• **Given data**:
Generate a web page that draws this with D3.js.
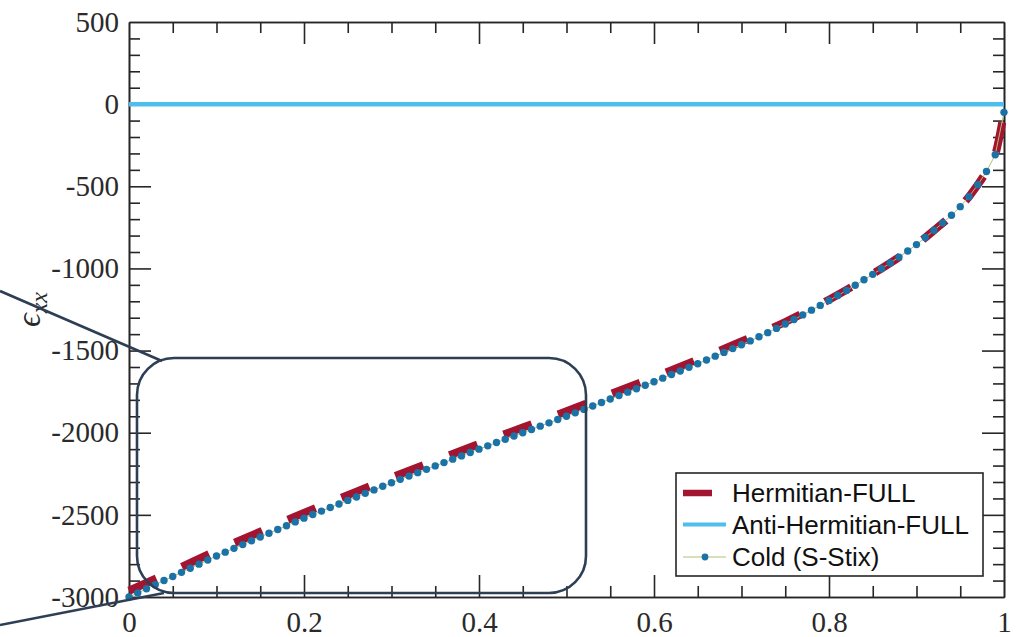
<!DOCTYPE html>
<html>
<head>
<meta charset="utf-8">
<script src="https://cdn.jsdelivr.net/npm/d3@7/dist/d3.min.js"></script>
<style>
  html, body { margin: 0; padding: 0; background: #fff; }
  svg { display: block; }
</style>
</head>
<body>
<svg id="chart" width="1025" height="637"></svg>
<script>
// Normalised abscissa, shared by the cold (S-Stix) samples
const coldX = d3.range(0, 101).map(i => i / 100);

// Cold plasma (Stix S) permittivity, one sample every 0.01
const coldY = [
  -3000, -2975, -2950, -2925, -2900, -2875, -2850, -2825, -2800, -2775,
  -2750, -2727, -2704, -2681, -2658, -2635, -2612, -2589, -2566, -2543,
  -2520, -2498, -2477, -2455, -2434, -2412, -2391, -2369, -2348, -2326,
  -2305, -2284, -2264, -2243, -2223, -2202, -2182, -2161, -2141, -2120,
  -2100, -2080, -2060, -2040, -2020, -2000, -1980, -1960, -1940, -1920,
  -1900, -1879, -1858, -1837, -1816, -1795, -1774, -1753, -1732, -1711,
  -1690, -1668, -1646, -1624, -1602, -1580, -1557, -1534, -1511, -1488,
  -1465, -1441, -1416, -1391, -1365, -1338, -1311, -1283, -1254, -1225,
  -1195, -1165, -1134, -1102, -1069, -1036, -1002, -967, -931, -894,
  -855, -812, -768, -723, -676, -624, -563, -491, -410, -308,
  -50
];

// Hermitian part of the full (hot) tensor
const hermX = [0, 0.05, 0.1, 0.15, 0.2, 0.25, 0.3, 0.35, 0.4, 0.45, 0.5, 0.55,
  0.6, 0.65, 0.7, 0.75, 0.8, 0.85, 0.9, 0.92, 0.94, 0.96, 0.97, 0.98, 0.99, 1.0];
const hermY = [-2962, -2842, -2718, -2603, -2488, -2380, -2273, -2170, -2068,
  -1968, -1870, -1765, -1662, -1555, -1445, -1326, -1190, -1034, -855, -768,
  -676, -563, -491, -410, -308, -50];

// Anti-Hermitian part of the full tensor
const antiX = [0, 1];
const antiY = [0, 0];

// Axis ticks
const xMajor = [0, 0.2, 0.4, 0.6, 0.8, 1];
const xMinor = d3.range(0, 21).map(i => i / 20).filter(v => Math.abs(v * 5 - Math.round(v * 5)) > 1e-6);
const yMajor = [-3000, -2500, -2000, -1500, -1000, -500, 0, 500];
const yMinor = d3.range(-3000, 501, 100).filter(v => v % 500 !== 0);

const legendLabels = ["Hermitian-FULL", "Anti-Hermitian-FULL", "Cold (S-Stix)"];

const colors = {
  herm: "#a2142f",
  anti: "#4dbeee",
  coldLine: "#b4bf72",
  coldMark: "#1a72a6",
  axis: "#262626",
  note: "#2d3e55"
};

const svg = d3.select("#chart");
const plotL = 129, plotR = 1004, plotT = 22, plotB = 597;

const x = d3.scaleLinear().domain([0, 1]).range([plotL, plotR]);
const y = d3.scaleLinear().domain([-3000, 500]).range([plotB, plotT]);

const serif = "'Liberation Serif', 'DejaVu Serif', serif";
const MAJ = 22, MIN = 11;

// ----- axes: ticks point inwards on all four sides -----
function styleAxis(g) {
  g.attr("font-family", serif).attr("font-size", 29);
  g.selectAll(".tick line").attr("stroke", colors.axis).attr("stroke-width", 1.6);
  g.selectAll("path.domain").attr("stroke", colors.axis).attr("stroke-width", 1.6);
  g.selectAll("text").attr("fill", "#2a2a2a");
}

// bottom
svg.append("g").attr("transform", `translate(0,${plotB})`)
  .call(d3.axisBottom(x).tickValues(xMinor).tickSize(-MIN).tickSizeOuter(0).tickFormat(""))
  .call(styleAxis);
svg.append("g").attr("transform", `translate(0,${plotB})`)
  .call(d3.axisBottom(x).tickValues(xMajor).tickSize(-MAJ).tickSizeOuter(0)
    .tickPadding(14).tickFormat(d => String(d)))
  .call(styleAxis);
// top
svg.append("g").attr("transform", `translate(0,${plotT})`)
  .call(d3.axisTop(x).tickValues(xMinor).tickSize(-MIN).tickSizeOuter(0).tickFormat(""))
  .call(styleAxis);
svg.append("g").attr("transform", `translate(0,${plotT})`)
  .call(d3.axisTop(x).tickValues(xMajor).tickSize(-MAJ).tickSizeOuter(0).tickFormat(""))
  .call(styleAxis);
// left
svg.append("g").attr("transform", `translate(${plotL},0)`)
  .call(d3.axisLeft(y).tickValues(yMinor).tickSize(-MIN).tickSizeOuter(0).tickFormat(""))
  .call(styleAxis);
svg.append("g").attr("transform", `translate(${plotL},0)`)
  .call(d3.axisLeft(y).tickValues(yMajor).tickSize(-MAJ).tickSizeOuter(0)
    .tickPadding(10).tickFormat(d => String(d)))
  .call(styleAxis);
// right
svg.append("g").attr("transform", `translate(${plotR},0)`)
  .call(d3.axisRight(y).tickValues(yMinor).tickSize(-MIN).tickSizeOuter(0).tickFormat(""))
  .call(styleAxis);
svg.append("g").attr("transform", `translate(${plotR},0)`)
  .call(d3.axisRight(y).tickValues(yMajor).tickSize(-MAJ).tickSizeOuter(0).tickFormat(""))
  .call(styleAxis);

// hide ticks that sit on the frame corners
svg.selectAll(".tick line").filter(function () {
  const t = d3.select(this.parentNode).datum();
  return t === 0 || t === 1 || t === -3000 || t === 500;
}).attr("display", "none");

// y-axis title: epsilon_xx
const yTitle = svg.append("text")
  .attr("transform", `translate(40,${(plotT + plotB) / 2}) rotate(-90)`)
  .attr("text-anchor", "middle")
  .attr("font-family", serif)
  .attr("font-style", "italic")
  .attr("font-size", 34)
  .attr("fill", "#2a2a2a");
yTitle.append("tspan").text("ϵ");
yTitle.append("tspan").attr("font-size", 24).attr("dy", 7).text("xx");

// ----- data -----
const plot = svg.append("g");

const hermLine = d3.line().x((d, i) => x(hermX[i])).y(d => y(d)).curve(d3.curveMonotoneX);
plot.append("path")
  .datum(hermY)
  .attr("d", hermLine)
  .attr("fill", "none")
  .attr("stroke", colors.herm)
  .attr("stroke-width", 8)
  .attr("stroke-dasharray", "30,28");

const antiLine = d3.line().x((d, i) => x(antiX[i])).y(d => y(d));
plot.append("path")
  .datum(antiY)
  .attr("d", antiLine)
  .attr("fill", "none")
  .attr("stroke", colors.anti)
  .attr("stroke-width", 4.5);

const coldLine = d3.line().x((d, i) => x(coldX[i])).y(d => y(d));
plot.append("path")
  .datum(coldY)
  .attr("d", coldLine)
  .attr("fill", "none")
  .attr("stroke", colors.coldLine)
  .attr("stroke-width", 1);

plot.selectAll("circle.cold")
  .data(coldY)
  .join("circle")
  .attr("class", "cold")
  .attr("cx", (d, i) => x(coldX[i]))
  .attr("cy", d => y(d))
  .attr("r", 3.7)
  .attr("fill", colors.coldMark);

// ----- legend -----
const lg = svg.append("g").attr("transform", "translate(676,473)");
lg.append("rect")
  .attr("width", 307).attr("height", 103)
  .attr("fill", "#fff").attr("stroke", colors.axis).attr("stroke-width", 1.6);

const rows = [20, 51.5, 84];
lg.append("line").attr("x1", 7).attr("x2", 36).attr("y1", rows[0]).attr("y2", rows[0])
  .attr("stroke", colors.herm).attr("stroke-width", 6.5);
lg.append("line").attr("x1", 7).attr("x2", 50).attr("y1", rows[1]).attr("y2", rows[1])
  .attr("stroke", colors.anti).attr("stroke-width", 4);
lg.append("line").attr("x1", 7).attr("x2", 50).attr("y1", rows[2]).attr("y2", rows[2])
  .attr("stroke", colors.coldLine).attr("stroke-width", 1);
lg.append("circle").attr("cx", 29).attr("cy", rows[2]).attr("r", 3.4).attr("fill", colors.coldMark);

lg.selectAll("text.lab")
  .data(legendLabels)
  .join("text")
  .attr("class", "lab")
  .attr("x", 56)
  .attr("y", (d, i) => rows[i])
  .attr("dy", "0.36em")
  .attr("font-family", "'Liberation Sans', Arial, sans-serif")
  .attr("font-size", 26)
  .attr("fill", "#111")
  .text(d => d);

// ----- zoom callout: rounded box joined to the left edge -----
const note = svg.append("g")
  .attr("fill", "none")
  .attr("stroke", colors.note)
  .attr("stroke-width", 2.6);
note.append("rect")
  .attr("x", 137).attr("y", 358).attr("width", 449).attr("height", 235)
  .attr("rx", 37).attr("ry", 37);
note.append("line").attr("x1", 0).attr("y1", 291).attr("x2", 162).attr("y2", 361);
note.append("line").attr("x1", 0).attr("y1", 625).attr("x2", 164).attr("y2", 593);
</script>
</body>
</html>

• **Requirements**: Restate, line by line and word for word, everything from the top of the material through the line that contains "const coldX = d3.range(0, 101).map(i". Leave pictures out.

• **Response to the exercise**:
Generate a web page that draws this with D3.js.
<!DOCTYPE html>
<html>
<head>
<meta charset="utf-8">
<script src="https://cdn.jsdelivr.net/npm/d3@7/dist/d3.min.js"></script>
<style>
  html, body { margin: 0; padding: 0; background: #fff; }
  svg { display: block; }
</style>
</head>
<body>
<svg id="chart" width="1025" height="637"></svg>
<script>
// Normalised abscissa, shared by the cold (S-Stix) samples
const coldX = d3.range(0, 101).map(i => i / 100);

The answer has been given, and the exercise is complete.